19 In its first question, the Hoge Raad asks the Court whether the contribution of a parcel of shares which one company holds in another company and which represents 100% of the capital of that other company constitutes the transfer of a part of the business of the first company within the meaning of Article 7(1)(b) of the directive.

20 In order to answer this question the provision concerned must be considered as a whole.

21 Whilst Article 7(1)(b) obliges the Member States to reduce the capital duty when a company transfers to another all its assets and liabilities or a part of its business, Article 7(1)(bb) gives Member States the option to reduce capital duty "where a capital company which is in the process of being formed or which is already in existence acquires shares representing at least 75% of the issued share capital of another capital company".

22 It is clearly apparent from the wording of Article 7(1)(b) and, in particular, the reference in it to the concept of "assets and liabilities" that it concerns the case where a company transfers to another various items which, whether they constitute all or only part of its assets and liabilities, form an entity capable of operating independently.

23 Article 7(1)(bb) was added, as the amending Directive - 73/79 - indicates in its preamble, to permit the extension of the reduced rate to regroupings of companies which, economically speaking, produce similar effects to the reconstruction operations referred to in Article 7(1)(b) but follow a different legal procedure inasmuch as they are concerned with cases in which a company "acquires, in exchange for its own shares, a proportion of the shares in another company such that it obtains complete control of such other company".

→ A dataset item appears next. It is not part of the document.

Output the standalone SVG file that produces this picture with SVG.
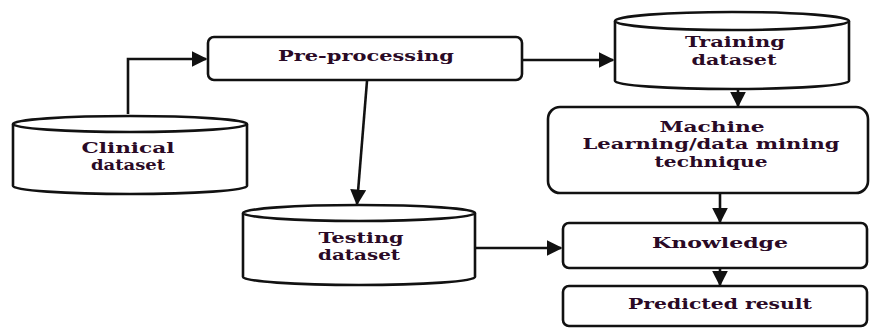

24 Since transactions involving the transfer of shares are the subject of a special provision, they cannot be governed at the same time by Article 7(1)(b) of the directive. In this respect it is of little importance that the shares transferred represent 100% of the subscribed share capital. Article 7(1)(bb) does not draw any distinction in this respect.

25 Accordingly, the reply to be given to the national court' s question is that the transfer of a parcel of shares which one company holds in another company and which constitutes 100% of the capital of that other company is not to be regarded as the transfer of part of the business of the first company within the meaning of Article 7(1)(b) of Council Directive 69/335/EEC of 17 July 1969 concerning indirect taxes on the raising of capital, as amended by Council Directives 73/79/EEC and 73/80/EEC of 9 April 1973.

The second question

26 In view of the answer to the first question, the second question does not require an answer.

Decision on costs

Costs

27 The costs incurred by the Netherlands Government, the Danish Government and the Commission of the European Communities, which have submitted observations to the Court, are not recoverable. Since these proceedings are, for the parties to the main proceedings, a step in the proceedings pending before the national court, the decision on costs is a matter for that court.

Operative part

On those grounds,

THE COURT (First Chamber),

in answer to the questions referred to it by the Hoge Raad der Nederlanden, by order of 23 May 1990, hereby rules:

The transfer of a parcel of shares which one company holds in another company and which constitutes 100% of the capital of that other company is not to be regarded as the transfer of part of the business of the first company within the meaning of Article 7(1)(b) of Council Directive 69/335/EEC of 17 July 1969 concerning indirect taxes on the raising of capital, as amended by Council Directives 73/79/EEC and 73/80/EEC of 9 April 1973.